# A Insight needed on Di-electric breakdown

1. Nov 12, 2017

### unam

Hello,
Consider the following:
case 1: 2 parallel metal plates(sufficiently thick) separated by a di-electric and 1 plate is charged to a voltage exactly equal to break down of the di-electric. the other plate is tied to ground.
case 2: same as case 1 but instead of the plate tied to ground, it is tied to ground through a reasonably high resistance.
[let us not get into the soft-breakdown like topics and let us think of breakdown as when arc'ing happens]

1. Is there any difference in di-electric breakdown between case 1 and case2?
2. Does the di-electric breakdown even depend on the material properties of the plates? (ie higher R or lower R to ground matter even?) -- my thought is that the electrons due to high field start vibrating and acquire enough KE and you get enough electrons in the conduction band (you also have ionization etc, etc) so it is a di-electric property and not an electrical property of the plates (high or low resistance)?
3. if the voltage on plate is gradually increased in both case 1 and case 2 till you get di-electric breakdown, will the di-electric breakdown happen at the same instant in both cases? will case 2 need slightly higher voltage for break-down?

2. Nov 12, 2017

### NFuller

Practically speaking, no. As the capacitor in case 2 charges, the current through the resistor drops and thus the voltage change across the resistor drops. Eventually, the resistor will not shed any voltage and the capacitor is effectively tied to ground.
No, it depends on the properties of the dielectric.
It may take a little bit longer for case 2, since the resistor slows the rate at which the capacitor charges. In the steady state situation however, both capacitors will fail at the same voltage.

3. Nov 12, 2017

### unam

Thanks NFuller for your answer.
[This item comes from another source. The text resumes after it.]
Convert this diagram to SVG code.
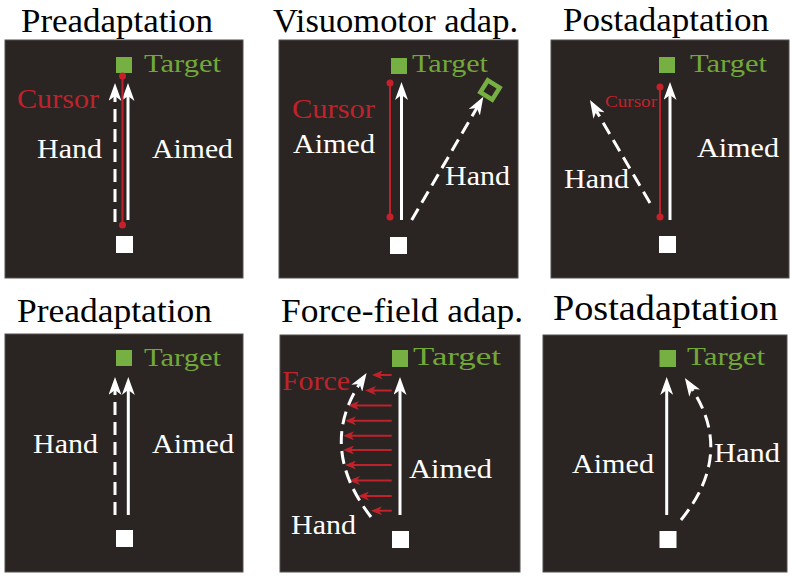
<svg xmlns="http://www.w3.org/2000/svg" width="796" height="578" viewBox="0 0 796 578">
<style>
  .panel { fill: #2a2523; stroke: #55504d; stroke-width: 1; }
  text { font-family: 'Liberation Serif', 'Times New Roman', Tinos, 'DejaVu Serif', serif; }
  .title { font-size: 33px; fill: #000; }
  .lbl { font-size: 27px; fill: #ffffff; }
  .tgt { font-size: 26px; fill: #72a83a; }
  .cur { font-size: 27px; fill: #c0222b; }
  .gsq { fill: #76b043; }
  .wsq { fill: #ffffff; }
  .aim { stroke: #ffffff; stroke-width: 3; fill: none; marker-end: url(#wArrow); }
  .hand { stroke: #ffffff; stroke-width: 3; fill: none; stroke-dasharray: 13 7; marker-end: url(#wArrow); }
  .rline { stroke: #c0222b; stroke-width: 2; fill: none; }
  .rdot { fill: #c8202a; }
  .force { stroke: #c0222b; stroke-width: 2; fill: none; marker-end: url(#rArrow); }
</style>
<defs>
  <marker id="wArrow" viewBox="0 0 18 13" markerWidth="18" markerHeight="13" refX="5" refY="6.5" orient="auto" markerUnits="userSpaceOnUse">
    <path d="M18,6.5 L0,0 L5,6.5 L0,13 Z" fill="#ffffff"/>
  </marker>
  <marker id="rArrow" viewBox="0 0 11 9" markerWidth="11" markerHeight="9" refX="3" refY="4.5" orient="auto" markerUnits="userSpaceOnUse">
    <path d="M11,4.5 L0,0 L3,4.5 L0,9 Z" fill="#c0222b"/>
  </marker>
</defs>
<rect width="796" height="578" fill="#ffffff"/>

<!-- Panel 1: Preadaptation (visuomotor) -->
<g id="panel1">
  <text class="title" x="21" y="32" textLength="192" lengthAdjust="spacingAndGlyphs">Preadaptation</text>
  <rect class="panel" x="5" y="40" width="238" height="238"/>
  <g id="p1-target"><rect class="gsq" x="116" y="57" width="16" height="16"/><text class="tgt" x="144" y="72" textLength="77" lengthAdjust="spacingAndGlyphs">Target</text></g>
  <g id="p1-start"><rect class="wsq" x="116" y="236" width="17" height="17"/></g>
  <g id="p1-labels">
    <text class="cur" x="17" y="108" textLength="82" lengthAdjust="spacingAndGlyphs">Cursor</text>
    <text class="lbl" x="37" y="158" textLength="65" lengthAdjust="spacingAndGlyphs">Hand</text>
    <text class="lbl" x="152" y="158" textLength="81" lengthAdjust="spacingAndGlyphs">Aimed</text>
  </g>
  <g id="p1-connectors">
    <line class="hand" x1="115" y1="222" x2="115" y2="96"/>
    <line class="aim" x1="128" y1="220" x2="128" y2="96"/>
    <line class="rline" x1="122.5" y1="76" x2="122.5" y2="225"/>
    <circle class="rdot" cx="122.5" cy="76" r="3.5"/>
    <circle class="rdot" cx="122.5" cy="225" r="3.5"/>
  </g>
</g>

<!-- Panel 2: Visuomotor adap. -->
<g id="panel2">
  <text class="title" x="273" y="32" textLength="245" lengthAdjust="spacingAndGlyphs">Visuomotor adap.</text>
  <rect class="panel" x="279" y="40" width="239" height="238"/>
  <g id="p2-target"><rect class="gsq" x="391" y="58" width="16" height="16"/><text class="tgt" x="412" y="72" textLength="76" lengthAdjust="spacingAndGlyphs">Target</text></g>
  <g id="p2-rotated-target"><rect x="483" y="83" width="14" height="14" fill="none" stroke="#76b043" stroke-width="4.5" transform="rotate(32 490 90)"/></g>
  <g id="p2-start"><rect class="wsq" x="390" y="237" width="17" height="17"/></g>
  <g id="p2-labels">
    <text class="cur" x="292" y="118" textLength="83" lengthAdjust="spacingAndGlyphs">Cursor</text>
    <text class="lbl" x="293" y="153" textLength="82" lengthAdjust="spacingAndGlyphs">Aimed</text>
    <text class="lbl" x="445" y="185" textLength="65" lengthAdjust="spacingAndGlyphs">Hand</text>
  </g>
  <g id="p2-connectors">
    <line class="rline" x1="390" y1="83" x2="390" y2="217"/>
    <circle class="rdot" cx="390" cy="83" r="3.5"/>
    <circle class="rdot" cx="390" cy="217" r="3.5"/>
    <line class="aim" x1="401.5" y1="220" x2="401.5" y2="95"/>
    <line class="hand" x1="411.7" y1="220" x2="476.8" y2="108"/>
  </g>
</g>

<!-- Panel 3: Postadaptation (visuomotor) -->
<g id="panel3">
  <text class="title" x="563" y="31" textLength="206" lengthAdjust="spacingAndGlyphs">Postadaptation</text>
  <rect class="panel" x="551" y="40" width="238" height="238"/>
  <g id="p3-target"><rect class="gsq" x="659" y="57" width="16" height="16"/><text class="tgt" x="690" y="72" textLength="77" lengthAdjust="spacingAndGlyphs">Target</text></g>
  <g id="p3-start"><rect class="wsq" x="659" y="236" width="17" height="17"/></g>
  <g id="p3-labels">
    <text class="cur" x="605" y="107" style="font-size:17px" textLength="52" lengthAdjust="spacingAndGlyphs">Cursor</text>
    <text class="lbl" x="697" y="157" textLength="82" lengthAdjust="spacingAndGlyphs">Aimed</text>
    <text class="lbl" x="564" y="188" textLength="65" lengthAdjust="spacingAndGlyphs">Hand</text>
  </g>
  <g id="p3-connectors">
    <line class="rline" x1="660" y1="87" x2="660" y2="217"/>
    <circle class="rdot" cx="660" cy="87" r="3.5"/>
    <circle class="rdot" cx="660" cy="217" r="3.5"/>
    <line class="aim" x1="670" y1="220" x2="670" y2="95"/>
    <line class="hand" x1="650" y1="203" x2="596.5" y2="111.2"/>
  </g>
</g>

<!-- Panel 4: Preadaptation (force field) -->
<g id="panel4">
  <text class="title" x="17" y="322" textLength="195" lengthAdjust="spacingAndGlyphs">Preadaptation</text>
  <rect class="panel" x="5" y="334" width="238" height="238"/>
  <g id="p4-target"><rect class="gsq" x="116" y="350" width="16" height="16"/><text class="tgt" x="144" y="366" textLength="77" lengthAdjust="spacingAndGlyphs">Target</text></g>
  <g id="p4-start"><rect class="wsq" x="116" y="530" width="17" height="17"/></g>
  <g id="p4-labels">
    <text class="lbl" x="33" y="453" textLength="65" lengthAdjust="spacingAndGlyphs">Hand</text>
    <text class="lbl" x="152" y="453" textLength="82" lengthAdjust="spacingAndGlyphs">Aimed</text>
  </g>
  <g id="p4-connectors">
    <line class="hand" x1="115" y1="515" x2="115" y2="390"/>
    <line class="aim" x1="128.3" y1="515" x2="128.3" y2="390"/>
  </g>
</g>

<!-- Panel 5: Force-field adap. -->
<g id="panel5">
  <text class="title" x="281" y="322" textLength="242" lengthAdjust="spacingAndGlyphs">Force-field adap.</text>
  <rect class="panel" x="280" y="335" width="240" height="237"/>
  <g id="p5-target"><rect class="gsq" x="392" y="350" width="16" height="17"/><text class="tgt" x="413" y="365" textLength="88" lengthAdjust="spacingAndGlyphs">Target</text></g>
  <g id="p5-start"><rect class="wsq" x="392" y="531" width="17" height="17"/></g>
  <g id="p5-labels">
    <text class="cur" x="282" y="390" textLength="68" lengthAdjust="spacingAndGlyphs">Force</text>
    <text class="lbl" x="409" y="478" textLength="83" lengthAdjust="spacingAndGlyphs">Aimed</text>
    <text class="lbl" x="291" y="534" textLength="65" lengthAdjust="spacingAndGlyphs">Hand</text>
  </g>
  <g id="p5-connectors">
    <line class="force" x1="391.7" y1="375" x2="379.7" y2="375"/>
    <line class="force" x1="391.7" y1="390.5" x2="373" y2="390.5"/>
    <line class="force" x1="391.7" y1="405.5" x2="356" y2="405.5"/>
    <line class="force" x1="391.7" y1="420.7" x2="353" y2="420.7"/>
    <line class="force" x1="391.7" y1="435.7" x2="351" y2="435.7"/>
    <line class="force" x1="391.7" y1="450" x2="351" y2="450"/>
    <line class="force" x1="391.7" y1="465" x2="353" y2="465"/>
    <line class="force" x1="391.7" y1="480.5" x2="357" y2="480.5"/>
    <line class="force" x1="391.7" y1="496" x2="366" y2="496"/>
    <line class="force" x1="391.7" y1="510.7" x2="379" y2="510.7"/>
    <line class="aim" x1="400" y1="515" x2="400" y2="390"/>
    <path class="hand" d="M371,517 Q318,448 359.5,384"/>
  </g>
</g>

<!-- Panel 6: Postadaptation (force field) -->
<g id="panel6">
  <text class="title" x="553" y="320" style="font-size:35px" textLength="225" lengthAdjust="spacingAndGlyphs">Postadaptation</text>
  <rect class="panel" x="543" y="335" width="244" height="237"/>
  <g id="p6-target"><rect class="gsq" x="659.5" y="350" width="16.5" height="17"/><text class="tgt" x="687" y="365" textLength="78" lengthAdjust="spacingAndGlyphs">Target</text></g>
  <g id="p6-start"><rect class="wsq" x="659.5" y="531" width="17" height="17"/></g>
  <g id="p6-labels">
    <text class="lbl" x="572" y="473" textLength="82" lengthAdjust="spacingAndGlyphs">Aimed</text>
    <text class="lbl" x="714" y="462" textLength="66" lengthAdjust="spacingAndGlyphs">Hand</text>
  </g>
  <g id="p6-connectors">
    <line class="aim" x1="666.7" y1="515" x2="666.7" y2="390"/>
    <path class="hand" d="M681,520 Q734.5,454 692,389"/>
  </g>
</g>
</svg>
It does validate my thoughts (I wanted somebody better than I to tell me that I was not wrong).

Couple more points, See If you agree :

--- When I asked does the di-electric breakdown on the material properties of the metal plates? I was referring to Resistance of the plate in particular. Conceptually the external resistance to ground in case 2 is equivalent to the a metal plate (with inherently higher resistance) connected to ground. So , it may take a bit longer to breakdown due to the high Resistance but it will still breakdown at the same voltage.

---- Taking the above argument a bit further, in case 2 the Resistance in series with the metal plate approaches infinity (ie it is not connected to ground) but there is an air gap to ground (say). Then too, the breakdown voltage should be the same? or would it be different? (ie. have plate 1 tied to voltage source, plate 2 is not tied to anything but is disconnected from the ground ... you could have an air gap to ground say...). Then,

--- Arg1: you have a capacitive divider and so the field/voltage needed for di-electric breakdown would be larger in case 2
--- Arg2: whether you have the 2nd plate connected to ground or not, breakdown voltage is the same as case 1 as the breakdown voltage is solely dependent on the material properties of the di-electric.
---Arg3: since the 2nd plate is floating when the voltage on the 1st plate increases, the 2nd plate's potential also raises (concept of boot-strapping) such that the net potential difference is 0. In this case there is no di-electric breakdown?

4. Nov 12, 2017

### NFuller

Yes
This is more subtle. You now have one side of the capacitor floating and the potential it feels will be determined by whats around it, i.e. a metal enclosure if its inside some device. If there is nothing around the capacitor such that it is in empty space, then the potential at the other plate is a linear function of the separation between the plates.
The issue is that these are technically two different problems because of how the boundary conditions are being specified for the electric potential. For the case of a grounded plate the potential will go to zero at that plate while for the isolated floating plate the potential goes to zero at infinity.

5. Nov 13, 2017

### unam

6. Nov 13, 2017

### NFuller

There is a potential difference because the potential is not constant throughout space. Their is no analogy here between a capacitor and a spring. It would take work to put charge on the plate even if the other plate did not exist. This thread is marked as an A level thread meaning that you have taken upper level courses on the subject. Are you familiar with solving boundary value problems?